There can be no doubt that people will continue to make lists[16] of digital resources which they will want to make available to others. Some of these will have broad scope and utility (e.g. Yahoo and Alex), while others (personal hotlists and favorite places recorded in home pages) will be of limited scope. Whether we call these lists "bibliographies" or "catalogs,"[17] there will be an ongoing need to maintain them, to keep them current and stable; and whether or not we call this ongoing maintenance work "cataloging," it will no doubt be supported by a complex, and largely invisible, sociotechnical infrastructure.
Of course to say that there will continue to be catalogs still leaves open many important questions. What sorts of materials will be cataloged? How will digital catalogs differ from those we have today? Will they be maintained by professional catalogers or by laypeople? What skills will be needed to create these new catalogs? How will such skills be acquired? To what extent will these catalogs be based on existing standards, such as MARC and AACR? Will there, or could there be, a universal catalog of digital materials?

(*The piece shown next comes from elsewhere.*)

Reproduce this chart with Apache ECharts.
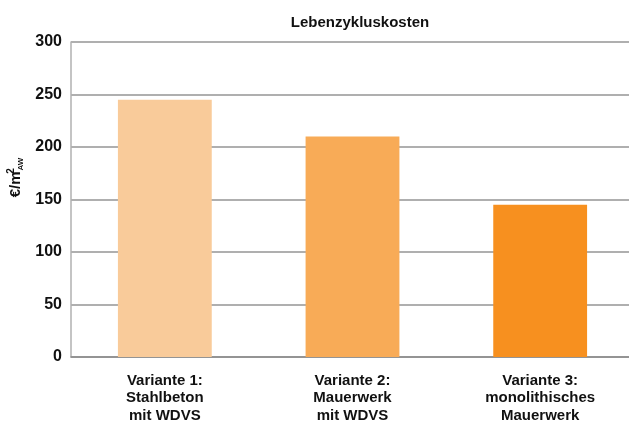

There can be no answers to most of these questions at this time; they will emerge in relation to, and will partly constitute, a stable digital order. Some, however, may already be amenable to analysis and may yield at least partial results, but I think they will require us to bring knowledge from multiple work communities, including those I have juxtaposed in this paper: computer science, library science, history, and anthropology. Take the question of a universal catalog of digital materials. While there is something quite appealing about this vision, research in anthropology [9] suggests that there is an inevitable tension between the desire to generalize, to make universal, and the need to tailor to local conditions. The current use of OCLC and RLIN displays both tendencies: these utilities provide sharable catalog records (the general) which are then copied and modified for local use by member institutions (the local, the specific). What reason is there to think that the desire to make local copies with local annotations will be any the less in the future?
In the same passage from which I quoted earlier, Chartier [5] says:
[H]ow did people in Western Europe between the end of the Middle Ages and the eighteenth century attempt to master the enormously increased number of texts that first the manuscript book and then print put into circulation? Inventorying titles, categorizing works, and attributing texts were all operations that made it possible to set the world of the written word in order. Our own age is the direct heir of this immense effort motivated by anxiety. (p. vii)If we are indeed, as it now seems, entering into another immense effort of order-making, this time we can benefit from the efforts of our forebears, as well as our own recent scholarship, as we begin to engage in a dialog across communities and disciplines.